I’m becoming more and more frustrated with YouTube, because I have seen it take my stepson and my son and turn them in to bedridden sloths. Ok that was hyperbole but there is a whole new level of friction to get them to do anything around the house or even get out of the car when we arrive somewhere. Of course as their parent I impose boundaries on YouTube time. However I don’t think that YouTube has been a great influence on either of them. It’s a hard problem.
my cousins kids will watch youtube videos on their phone/tablet while playing games on another phone/tablet or on another monitor screen while playing fortnite/pc games
youtube is dangerous; just like netflix and facebook, they're designed to get people to stay on for as long as possible and obviously children are very susceptible to the design
'Socrates famously warned against writing because it would “create forgetfulness in the learners’ souls, because they will not use their memories.” He also advised that children can’t distinguish fantasy from reality, so parents should only allow them to hear wholesome allegories and not “improper” tales, lest their development go astray. '
'The French statesman Malesherbes railed against the fashion for getting news from the printed page, arguing that it socially isolated readers and detracted from the spiritually uplifting group practice of getting news from the pulpit.
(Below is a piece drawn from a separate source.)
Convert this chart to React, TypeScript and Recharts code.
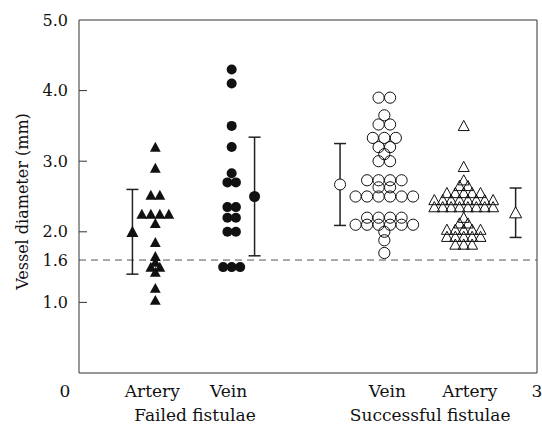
import React from "react";
import { ScatterChart, Scatter, XAxis, YAxis, ReferenceLine, ErrorBar } from "recharts";

// individual vessel diameters (mm)
const failedArtery = [3.2, 2.9, 2.52, 2.52, 2.25, 2.25, 2.25, 2.25, 2.12, 1.85, 1.65, 1.57, 1.5, 1.5, 1.43, 1.2, 1.03];
const failedVein = [4.3, 4.1, 3.5, 3.2, 2.83, 2.7, 2.7, 2.35, 2.35, 2.2, 2.2, 2.0, 2.0, 1.5, 1.5, 1.5];
const successVein = [
  3.9, 3.9, 3.65, 3.52, 3.52, 3.33, 3.33, 3.33, 3.2, 3.2, 3.1, 3.0, 3.0,
  2.73, 2.73, 2.73, 2.73, 2.63, 2.63, 2.5, 2.5, 2.5, 2.5, 2.5, 2.5,
  2.2, 2.2, 2.2, 2.2, 2.1, 2.1, 2.1, 2.1, 2.1, 2.1, 2.0, 1.88, 1.7,
];
const successArtery = [
  3.5, 2.92, 2.73, 2.65, 2.65,
  2.55, 2.55, 2.55, 2.55, 2.55,
  2.45, 2.45, 2.45, 2.45, 2.45, 2.45, 2.45, 2.45,
  2.35, 2.35, 2.35, 2.35, 2.35, 2.35, 2.35, 2.35,
  2.2, 2.12, 2.12, 2.03, 2.03, 2.03, 2.03, 2.03,
  1.93, 1.93, 1.93, 1.93, 1.93, 1.82, 1.82, 1.82,
];

// mean and +/- 1 SD for each group
const groupX = [0.5, 1.0, 2.0, 2.52];
const summaryX = [0.35, 1.15, 1.71, 2.86];
const means = [2.0, 2.5, 2.67, 2.27];
const sdLow = [1.4, 1.66, 2.09, 1.92];
const sdHigh = [2.6, 3.34, 3.25, 2.62];

const xTicks = [0, 0.48, 0.98, 2.02, 2.56, 3];
const xTickLabels = ["0", "Artery", "Vein", "Vein", "Artery", "3"];
const groupLabelX = [0.76, 2.3];
const groupLabels = ["Failed fistulae", "Successful fistulae"];
const yTicks = [1.0, 1.6, 2.0, 3.0, 4.0, 5.0];

const FONT = "'DejaVu Serif', serif";
const INK = "#111";
const PX_PER_UNIT = 458 / 3;

// spread equal values side by side like a dot plot
function swarm(values: number[], center: number, stepPx: number) {
  const counts = new Map<number, number>();
  values.forEach((v) => counts.set(v, (counts.get(v) || 0) + 1));
  const seen = new Map<number, number>();
  return values.map((v) => {
    const n = counts.get(v)!;
    const i = seen.get(v) || 0;
    seen.set(v, i + 1);
    return { x: center + ((i - (n - 1) / 2) * stepPx) / PX_PER_UNIT, y: v };
  });
}

const summary = (i: number) => [
  { x: summaryX[i], y: means[i], err: [means[i] - sdLow[i], sdHigh[i] - means[i]] },
];

const triPath = (cx: number, cy: number, r: number) =>
  `M${cx},${cy - r} L${cx + r},${cy + r * 0.85} L${cx - r},${cy + r * 0.85} Z`;

const FilledTri = (p: any) => <path d={triPath(p.cx, p.cy, 5.4)} fill={INK} />;
const OpenTri = (p: any) => <path d={triPath(p.cx, p.cy, 5.5)} fill="none" stroke={INK} strokeWidth={1} />;
const SumOpenTri = (p: any) => <path d={triPath(p.cx, p.cy, 6)} fill="#fff" stroke={INK} strokeWidth={1} />;
const SumFilledTri = (p: any) => <path d={triPath(p.cx, p.cy, 6)} fill={INK} />;
const FilledDot = (p: any) => <circle cx={p.cx} cy={p.cy} r={5} fill={INK} />;
const OpenDot = (p: any) => <circle cx={p.cx} cy={p.cy} r={5.6} fill="none" stroke={INK} strokeWidth={1} />;
const SumFilledDot = (p: any) => <circle cx={p.cx} cy={p.cy} r={5.5} fill={INK} />;
const SumOpenDot = (p: any) => <circle cx={p.cx} cy={p.cy} r={5.5} fill="#fff" stroke={INK} strokeWidth={1} />;

const YTick = ({ x, y, payload }: any) => {
  const v = payload.value;
  return (
    <g>
      {v !== 1.6 && v !== 5 && <line x1={x} x2={x + 8} y1={y} y2={y} stroke="#333" />}
      <text x={x - 11} y={y} textAnchor="end" dominantBaseline="central" fontSize={16} fontFamily={FONT} fill={INK}>
        {v.toFixed(1)}
      </text>
    </g>
  );
};

// category labels on the first line, group labels on the second
const XTick = ({ x, y, payload }: any) => {
  const g = groupLabelX.indexOf(payload.value);
  if (g >= 0) {
    return (
      <text x={x} y={y + 42} textAnchor="middle" dominantBaseline="central" fontSize={17} fontFamily={FONT} fill={INK}>
        {groupLabels[g]}
      </text>
    );
  }
  const i = xTicks.indexOf(payload.value);
  return (
    <text x={i === 0 ? x - 14 : x} y={y + 18} textAnchor="middle" dominantBaseline="central" fontSize={17} fontFamily={FONT} fill={INK}>
      {xTickLabels[i]}
    </text>
  );
};

const YLabel = ({ viewBox }: any) => {
  const cy = viewBox.y + viewBox.height / 2 + 5;
  return (
    <text x={22} y={cy} transform={`rotate(-90, 22, ${cy})`} textAnchor="middle" dominantBaseline="central" fontSize={16} fontFamily={FONT} fill={INK}>
      Vessel diameter (mm)
    </text>
  );
};

export default function App() {
  return (
    <div style={{ position: "absolute", left: 0, top: 0, width: 542, height: 427, background: "#fff" }}>
      <ScatterChart width={542} height={427} margin={{ top: 20, right: 5, bottom: 0, left: 0 }}>
        <XAxis
          type="number"
          dataKey="x"
          domain={[0, 3]}
          allowDataOverflow
          ticks={[...xTicks, ...groupLabelX]}
          interval={0}
          tick={<XTick />}
          tickLine={false}
          tickSize={0}
          tickMargin={0}
          height={54}
          stroke="#333"
        />
        <YAxis
          type="number"
          dataKey="y"
          domain={[0, 5]}
          allowDataOverflow
          ticks={yTicks}
          interval={0}
          tick={<YTick />}
          tickLine={false}
          tickSize={0}
          tickMargin={0}
          width={79}
          stroke="#333"
          label={<YLabel />}
        />
        <ReferenceLine y={5} stroke="#333" />
        <ReferenceLine x={3} stroke="#333" />
        <ReferenceLine y={1.6} stroke="#555" strokeDasharray="7 5" />

        <Scatter data={swarm(failedArtery, groupX[0], 9)} shape={<FilledTri />} isAnimationActive={false} />
        <Scatter data={swarm(failedVein, groupX[1], 8.5)} shape={<FilledDot />} isAnimationActive={false} />
        <Scatter data={swarm(successVein, groupX[2], 11.5)} shape={<OpenDot />} isAnimationActive={false} />
        <Scatter data={swarm(successArtery, groupX[3], 8.4)} shape={<OpenTri />} isAnimationActive={false} />

        <Scatter data={summary(0)} shape={<SumFilledTri />} isAnimationActive={false}>
          <ErrorBar dataKey="err" direction="y" width={6} stroke="#222" />
        </Scatter>
        <Scatter data={summary(1)} shape={<SumFilledDot />} isAnimationActive={false}>
          <ErrorBar dataKey="err" direction="y" width={6} stroke="#222" />
        </Scatter>
        <Scatter data={summary(2)} shape={<SumOpenDot />} isAnimationActive={false}>
          <ErrorBar dataKey="err" direction="y" width={6} stroke="#222" />
        </Scatter>
        <Scatter data={summary(3)} shape={<SumOpenTri />} isAnimationActive={false}>
          <ErrorBar dataKey="err" direction="y" width={6} stroke="#222" />
        </Scatter>
      </ScatterChart>
    </div>
  );
}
A hundred years later, as literacy became essential and schools were widely introduced, the curmudgeons turned against education for being unnatural and a risk to mental health. An 1883 article in the weekly medical journal the Sanitarian argued that schools “exhaust the children’s brains and nervous systems with complex and multiple studies, and ruin their bodies by protracted imprisonment.” Meanwhile, excessive study was considered a leading cause of madness by the medical community.'
' In 1936, the music magazine the Gramophone reported that children had “developed the habit of dividing attention between the humdrum preparation of their school assignments and the compelling excitement of the loudspeaker” and described how the radio programs were disturbing the balance of their excitable minds. '
I think this is an effect which has emerged out of our overall culture and access to media -- we've trained our brains to be need these constant dopamine hits and our attention spans have suffered.
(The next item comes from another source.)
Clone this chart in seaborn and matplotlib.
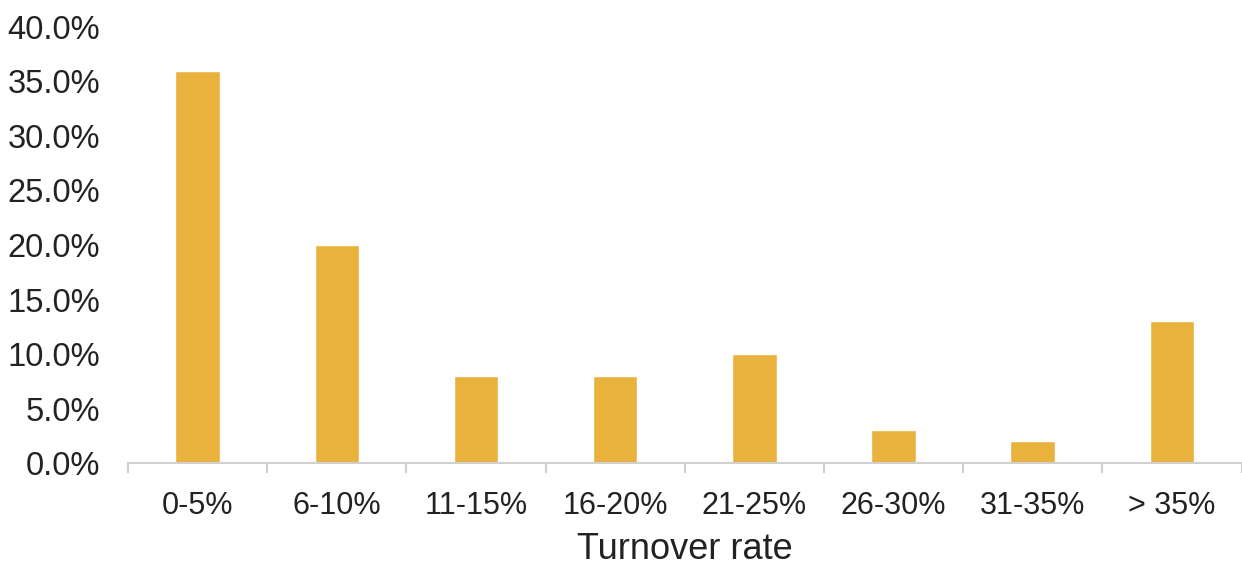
import matplotlib
matplotlib.use("Agg")
import matplotlib.pyplot as plt
import seaborn as sns
import pandas as pd
from matplotlib.ticker import FixedLocator, PercentFormatter

categories = ["0-5%", "6-10%", "11-15%", "16-20%", "21-25%", "26-30%", "31-35%", "> 35%"]
shares = [36.0, 20.0, 8.0, 8.0, 10.0, 3.0, 2.0, 13.0]

sns.set_style("white")
plt.rcParams["font.family"] = ["Liberation Sans", "DejaVu Sans"]

df = pd.DataFrame({"bucket": categories, "share": shares})

fig = plt.figure(figsize=(12.42, 5.67), dpi=100)
ax = fig.add_axes([0.1031, 0.1834, 0.8965, 0.769])

sns.barplot(data=df, x="bucket", y="share", color="#E8B23D", saturation=1,
            width=0.32, ax=ax)

ax.set_xlim(-0.5, len(categories) - 0.5)
ax.set_ylim(0, 40)
ax.set_yticks([0, 5, 10, 15, 20, 25, 30, 35, 40])
ax.yaxis.set_major_formatter(PercentFormatter(decimals=1))

for side in ["top", "right", "left"]:
    ax.spines[side].set_visible(False)
ax.spines["bottom"].set_color("#D0D0D0")
ax.spines["bottom"].set_linewidth(1.5)

# category separators on the x axis
ax.xaxis.set_minor_locator(FixedLocator([i - 0.5 for i in range(len(categories) + 1)]))
ax.tick_params(axis="x", which="minor", bottom=True, length=7, width=1.5,
               color="#D0D0D0", direction="out")
ax.tick_params(axis="x", which="major", bottom=True, length=0, pad=20.5,
               labelsize=22, labelcolor="#222222")
ax.tick_params(axis="y", left=True, length=0, pad=20, labelsize=23.5, labelcolor="#222222")

ax.set_xlabel("Turnover rate", fontsize=26, color="#222222", labelpad=7.5)
ax.set_ylabel("")

fig.savefig("out.png", dpi=100)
I too have found myself watching a tech talk on youtube, and if the dopamine hits aren't coming fast enough, I'll reflexively open up a web browser and start surfing, or vice-versa. I've become aware, and try to stop it, but it is an urge for sure. I didn't do this a few years ago.
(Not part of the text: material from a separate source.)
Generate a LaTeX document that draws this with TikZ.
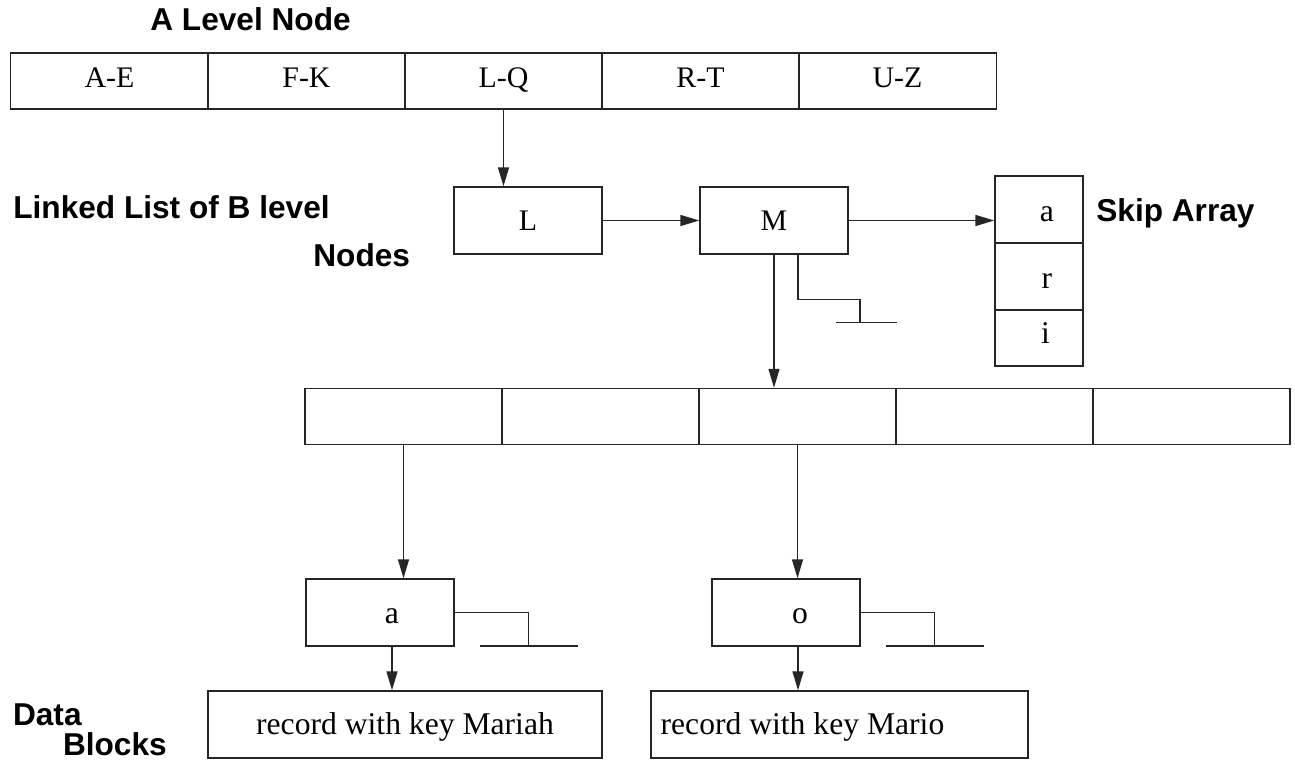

TV has stuff like Broadcast Standards & Practices, which functions to keep its content within a certain envelope.
YouTube does not. YouTube just cares about what gets people to watch and watch and watch. YouTube will happily feed you endless rants about white ethnostates if that's what meets its criteria for "creating engagement".
I have a few issues with YouTube that I don’t have with other things computer/screen time related.
1) I can’t police what they are watching easily. I’m not saying I want to have them be completely sheltered, but since any knucklehead out there can make content, they usually do...
2) I don’t have the same problem with my son spending 2 hours playing super Mario maker(a favorite of his) or to a lesser extent fortnite or other games
What clouds this somewhat is that he spends about half the time on YouTube watching videos about his favorite games, where he learns more about them. There is just an addictive quality that I don’t like about YouTube.
Get them some old power tools from a resale shop, a small sledgehammer and teach them to "Focus you fack!" perhaps? That and some Big Clive could lead to a fair amount of active learning with things that aren't too expensive if you can get them interested in learning what's actually happening to the point of being able to explain it.